Founded in 2002 and headquartered in Moscow, the international Global Energy Prize recognizes outstanding scientific research and technical developments in energy that promote greater efficiency and environmental security. The IREG Observatory on Academic Ranking & Excellence includes the Global Energy Prize on its list of the top 99 international academic awards. Previous winners include Nobel Prize laureates Zhorez Alferov of Russia, Shuji Nakamura of the United States, and Akira Yoshino of Japan, who won the 2019 Nobel Prize in Chemistry for his contributions to the development of lithium-ion batteries.
“This is a prestigious international prize, and I’m honored to be included in the list of previous winners who made such important contributions to building a more sustainable energy future,” said Cui, who is also a professor in the Department of Materials Science & Engineering in Stanford’s School of Engineering, as well as professor of photon science at the SLAC National Accelerator Laboratory.
“This award recognizes the hard work and achievements of the many Stanford faculty members, students and staff scientists I’ve had the great fortune to work with,” Cui said.
Stanford appointed Cui as the new director of the Precourt Institute at the start of this year. In 2008 he showed that silicon nanowires can significantly boost the performance of rechargeable lithium-ion batteries. This triggered global interest in nanotechnology for energy storage and resulted in his founding of the start-up Amprius, Inc. Cui and the large group of student scientists in his lab also research other means of storing electricity, solar power technologies, and clothing that warms a body amid cold and cools amid heat, among other nanoengineered applications.
Cui was born in Guangxi, an autonomous region of China, in 1976, and earned his bachelor’s degree in chemistry from the University of Science & Technology of China.
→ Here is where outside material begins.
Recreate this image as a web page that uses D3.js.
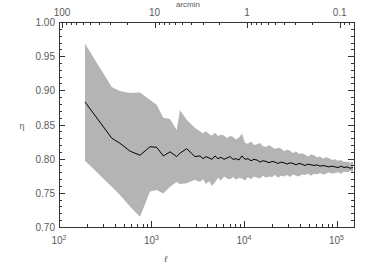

He completed his doctorate in physical chemistry at Harvard in 2002 and then became a Miller postdoctoral fellow at the University of California–Berkeley and Lawrence Berkeley National Laboratory.
The Global Energy Association, which manages the prize, received 94 nominations across its three categories, representing 36 countries. Five finalists in each category were announced in July. Zinfer Ismagilov of Russian won the prize for conventional energy this year. Suleyman Allakhverdiev, also of Russia, won the non-conventional energy category.
The winners will accept their prizes in Moscow next month. In addition to receiving a medal, the winners also receive a monetary prize of about $175,000.